Para além dos pontos de tensão, também é importante pensar quais serão os pontos de distensão. De forma similar ao que ocorreu em 2024, o Brasil apostará fortemente nos eventos multilaterais para ganhar mais protagonismo no cenário internacional. O país sediará o encontro do BRICS+ em Brasília e da COP-30 em Belém do Pará.
Nesses espaços multilaterais, o país será protagonista em duas importantes agendas: a ambiental e a das reformas das instituições globais. Por um lado, dará prosseguimento às suas políticas ambientais em busca de novos acordos que possam ser mais eficazes para conter as mudanças climáticas vigentes no mundo. Por outro lado, utilizará sua voz e seu peso para pleitear mudanças nas atuais instituições multilaterais (ONU, OMC), no caminho de equalizar o poder em um mundo multipolar.
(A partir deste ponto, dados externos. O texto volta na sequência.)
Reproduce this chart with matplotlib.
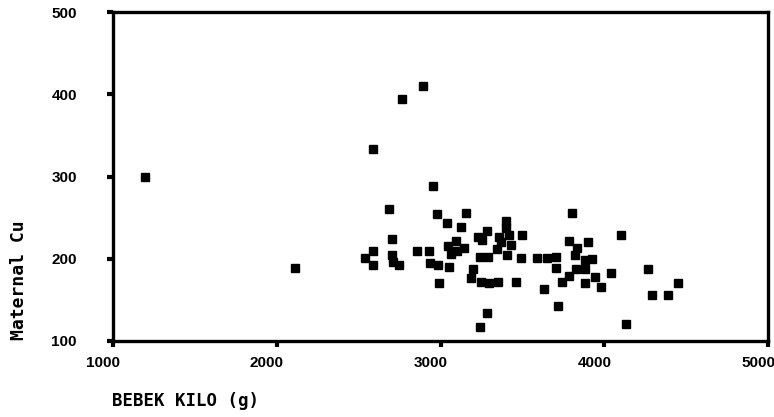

Os dois eventos internacionais consolidarão a imagem brasileira perante o mundo. Isto é, um país que voltou a ter credibilidade internacional e que está nos grandes debates da agenda global. Será um momento de o país conseguir mais sucesso do que alcançou com a organização do G-20 no Rio de Janeiro.
Para finalizar, haverá outros pontos de tensão e distensão na política externa brasileira em 2025. Entretanto, os citados no artigo serão pontos destacados que o Brasil precisará dar atenção para que consiga defender seus interesses perante um mundo em constante transformação.
Danilo Sorato é professor de História e Relações Internacionais. Doutorando em Estudos Estratégicos pela Universidade Federal Fluminense (UFF). Pesquisador do Laboratório de estudos sobre a Politica Externa Brasileira (LEPEB/UFF) e Pesquisador do Centro de Estudos Estratégicos e do Planejamento Espacial Marinho (CEDEPEM/UFF/UFPel). Escreveu diversos artigos acadêmicos e jornalísticos sobre as relações internacionais do Brasil, em especial os governos Temer, Bolsonaro e Lula.